Since I came to appreciate the beauty of "humanistic" movies like this, which make me become more accepting of life in and of itself, I have been wondering whether I have become less ambitious and assertive - desired qualities to thrive in this competitive society. I don't know. When things don't go well, I try to maintain mindfulness by telling myself that there is a deeper meaning inside, and that I should learn the art of satisfaction. And I think I have become more humanistic.

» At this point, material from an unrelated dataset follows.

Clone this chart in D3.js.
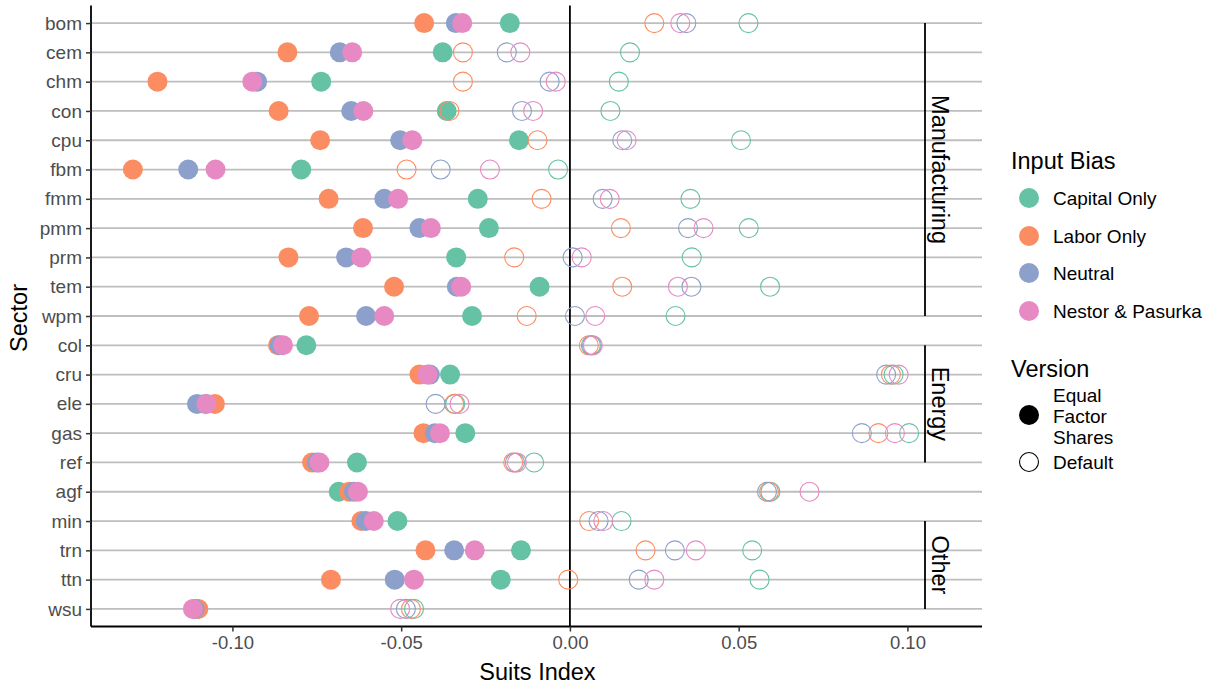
<!DOCTYPE html>
<html>
<head>
<meta charset="utf-8">
<script src="https://cdn.jsdelivr.net/npm/d3@7"></script>
<style>
  body { margin: 0; background: #fff; }
  text { font-family: "Liberation Sans", Arial, sans-serif; }
</style>
</head>
<body>
<script>
const sectors = ['bom','cem','chm','con','cpu','fbm','fmm','pmm','prm','tem','wpm',
                 'col','cru','ele','gas','ref','agf','min','trn','ttn','wsu']

// Equal Factor Shares version (filled)
const capitalEq = [-0.0178,-0.0377,-0.0737,-0.0365,-0.0151,-0.0796,-0.0273,-0.0240,-0.0337,-0.0090,-0.0290,
                   -0.0781,-0.0355,-0.1080,-0.0310,-0.0631,-0.0685,-0.0511,-0.0145,-0.0205,-0.1108]
const laborEq   = [-0.0432,-0.0837,-0.1222,-0.0863,-0.0740,-0.1295,-0.0715,-0.0613,-0.0834,-0.0521,-0.0773,
                   -0.0865,-0.0446,-0.1052,-0.0434,-0.0764,-0.0654,-0.0618,-0.0428,-0.0708,-0.1101]
const neutralEq = [-0.0338,-0.0682,-0.0927,-0.0648,-0.0503,-0.1131,-0.0550,-0.0446,-0.0663,-0.0335,-0.0604,
                   -0.0860,-0.0415,-0.1105,-0.0400,-0.0750,-0.0640,-0.0605,-0.0343,-0.0519,-0.1112]
const nestorEq  = [-0.0319,-0.0645,-0.0941,-0.0612,-0.0467,-0.1050,-0.0509,-0.0412,-0.0618,-0.0322,-0.0550,
                   -0.0850,-0.0422,-0.1077,-0.0385,-0.0742,-0.0628,-0.0581,-0.0282,-0.0462,-0.1117]

// Default version (open)
const capitalDef = [0.0529,0.0178,0.0145,0.0120,0.0507,-0.0035,0.0357,0.0530,0.0361,0.0593,0.0313,
                    0.0062,0.0959,-0.0340,0.1005,-0.0106,0.0594,0.0153,0.0540,0.0562,-0.0462]
const laborDef   = [0.0250,-0.0317,-0.0317,-0.0357,-0.0096,-0.0484,-0.0084,0.0151,-0.0165,0.0155,-0.0128,
                    0.0056,0.0951,-0.0343,0.0914,-0.0168,0.0590,0.0057,0.0224,-0.0005,-0.0471]
const neutralDef = [0.0345,-0.0187,-0.0060,-0.0142,0.0155,-0.0383,0.0097,0.0350,0.0008,0.0360,0.0015,
                    0.0065,0.0937,-0.0398,0.0865,-0.0163,0.0584,0.0085,0.0311,0.0204,-0.0486]
const nestorDef  = [0.0327,-0.0147,-0.0042,-0.0109,0.0168,-0.0237,0.0118,0.0396,0.0035,0.0320,0.0075,
                    0.0068,0.0974,-0.0327,0.0963,-0.0157,0.0710,0.0099,0.0373,0.0250,-0.0503]

const biasNames = ['Capital Only','Labor Only','Neutral','Nestor & Pasurka']
const biasColors = ['#66c2a5','#fc8d62','#8da0cb','#e78ac3']
const xTicks = [-0.10,-0.05,0.00,0.05,0.10]

const groups = [
  {name: 'Manufacturing', first: 'bom', last: 'wpm'},
  {name: 'Energy', first: 'col', last: 'ref'},
  {name: 'Other', first: 'min', last: 'wsu'}
]

const w = 1210
const h = 687
const padLeft = 91, padRight = 982, padTop = 5.5, padBottom = 626.5

const svg = d3.select('body')
  .append('svg')
  .attr('width', w)
  .attr('height', h)

const xScale = d3.scaleLinear()
  .domain([-0.1419, 0.1221])
  .range([padLeft, padRight])

const yScale = d3.scalePoint()
  .domain(sectors)
  .range([padTop, padBottom])
  .padding(0.6)

// horizontal grid lines
svg.append('g').selectAll('line')
  .data(sectors)
  .enter()
  .append('line')
  .attr('x1', padLeft).attr('x2', padRight)
  .attr('y1', d => yScale(d)).attr('y2', d => yScale(d))
  .attr('stroke', '#bebebe')
  .attr('stroke-width', 1.8)

// zero line
svg.append('line')
  .attr('x1', xScale(0)).attr('x2', xScale(0))
  .attr('y1', padTop).attr('y2', padBottom)
  .attr('stroke', '#000')
  .attr('stroke-width', 1.8)

// group brackets
const gx = 925
groups.forEach(g => {
  const y1 = yScale(g.first), y2 = yScale(g.last)
  svg.append('line')
    .attr('x1', gx).attr('x2', gx)
    .attr('y1', y1).attr('y2', y2)
    .attr('stroke', '#000')
    .attr('stroke-width', 1.8)
  svg.append('text')
    .attr('transform', `translate(${gx + 7},${(y1 + y2) / 2}) rotate(90)`)
    .attr('text-anchor', 'middle')
    .attr('font-size', 23.5)
    .attr('fill', '#000')
    .text(g.name)
})

// points
const eqSeries = [capitalEq, laborEq, neutralEq, nestorEq]
const defSeries = [capitalDef, laborDef, neutralDef, nestorDef]
const pts = []
eqSeries.forEach((arr, k) => arr.forEach((v, i) => pts.push({s: sectors[i], v: v, k: k, filled: true})))
defSeries.forEach((arr, k) => arr.forEach((v, i) => pts.push({s: sectors[i], v: v, k: k, filled: false})))

svg.append('g').selectAll('circle')
  .data(pts)
  .enter()
  .append('circle')
  .attr('cx', d => xScale(d.v))
  .attr('cy', d => yScale(d.s))
  .attr('r', d => d.filled ? 10 : 9.5)
  .attr('fill', d => d.filled ? biasColors[d.k] : 'none')
  .attr('stroke', d => d.filled ? 'none' : biasColors[d.k])
  .attr('stroke-width', 1.1)

// axes
const xAxis = svg.append('g')
  .attr('transform', `translate(0,${padBottom})`)
  .call(d3.axisBottom(xScale).tickValues(xTicks).tickSizeOuter(0).tickSize(5).tickPadding(4))
xAxis.select('.domain').attr('stroke', '#000').attr('stroke-width', 1.8)
  .attr('d', `M${padLeft},0H${padRight}`)
xAxis.selectAll('.tick line').attr('stroke', '#333').attr('stroke-width', 1.5)
xAxis.selectAll('.tick text').attr('font-size', 18.5).attr('fill', '#4d4d4d')
  .attr('font-family', '"Liberation Sans", Arial, sans-serif')
  .text(d => d3.format('.2f')(d).replace('−', '-'))

const yAxis = svg.append('g')
  .attr('transform', `translate(${padLeft},0)`)
  .call(d3.axisLeft(yScale).tickSizeOuter(0).tickSize(5).tickPadding(4))
yAxis.select('.domain').attr('stroke', '#000').attr('stroke-width', 1.8)
  .attr('d', `M0,${padTop}V${padBottom}`)
yAxis.selectAll('.tick line').attr('stroke', '#333').attr('stroke-width', 1.5)
yAxis.selectAll('.tick text').attr('font-size', 19).attr('fill', '#4d4d4d')
  .attr('font-family', '"Liberation Sans", Arial, sans-serif')

// axis titles
svg.append('text')
  .attr('x', (padLeft + padRight) / 2 + 1)
  .attr('y', 680)
  .attr('text-anchor', 'middle')
  .attr('font-size', 23.5)
  .text('Suits Index')

svg.append('text')
  .attr('transform', `translate(27,${(padTop + padBottom) / 2 + 2}) rotate(-90)`)
  .attr('text-anchor', 'middle')
  .attr('font-size', 23.5)
  .text('Sector')

// legend: Input Bias
const lg = svg.append('g')
lg.append('text').attr('x', 1011).attr('y', 169).attr('font-size', 23.5).text('Input Bias')
const keyY = [198, 236, 273, 311]
biasNames.forEach((n, i) => {
  lg.append('circle').attr('cx', 1029).attr('cy', keyY[i]).attr('r', 10).attr('fill', biasColors[i])
  lg.append('text').attr('x', 1053).attr('y', keyY[i]).attr('dy', '0.35em')
    .attr('font-size', 19).text(n)
})

// legend: Version
lg.append('text').attr('x', 1011).attr('y', 377).attr('font-size', 23.5).text('Version')
lg.append('circle').attr('cx', 1029).attr('cy', 415).attr('r', 10).attr('fill', '#000')
;['Equal', 'Factor', 'Shares'].forEach((t, i) => {
  lg.append('text').attr('x', 1053).attr('y', 395 + i * 21).attr('dy', '0.35em')
    .attr('font-size', 19).text(t)
})
lg.append('circle').attr('cx', 1029).attr('cy', 462).attr('r', 9.5)
  .attr('fill', 'none').attr('stroke', '#000').attr('stroke-width', 1.1)
lg.append('text').attr('x', 1053).attr('y', 462).attr('dy', '0.35em')
  .attr('font-size', 19).text('Default')
</script>
</body>
</html>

But I have not. Sad but true, the old rule applies here. No pain, no gain. I cannot assimilate the humanistic lesson until I have experienced the most profound sufferings. Humanism cannot be acquired by chanting plenitudes. You must immerse in life with your full heart and will. Every lesson is brand new however familiar it may seems. If there is anything you can improve throughout this process, it is probably a sense of fearlessness, which will prompt you to throw yourself deeply into Life despite tremendous self-doubt and fear.
There's no alternative.
Well, that's 622 words so far! Too much for a day, but I need this break. And tomorrow, you will see me biking around in my flying skirt, with my big smile and heavy schoolbag.
I will rise strong again!
P/S:
What I dislike about this movie is its excessive dramatization of the situation. The kid is not necessarily a prodigy, the mother doesn't necessarily have sex with the robber, the father doesn't necessarily become a cleaner, that family doesn't necessarily commit double suicide, and the brother doesn't necessarily go to America to "find happiness by fighting alongside my American friends." I'm sure the director wants to emphasize the hidden trauma underneath the tranquil appearance of the family, but he doesn't have to go that far. It is not that I feel comfortable with shocking details (I have watched much more dramatic movies), but that the excess of tragedy, given this movie's message, makes it seem a bit unnatural and structural. The flip side of utmost tragedy is idealism.Though the central theme is highly relatable, the blown-up details create an unnecessary distance from real life.
Or it's because I underestimate the crisis prevalent in the Japanese society at the time. Anyway, I am from Vietnam - one of the most optimistic nations in the world.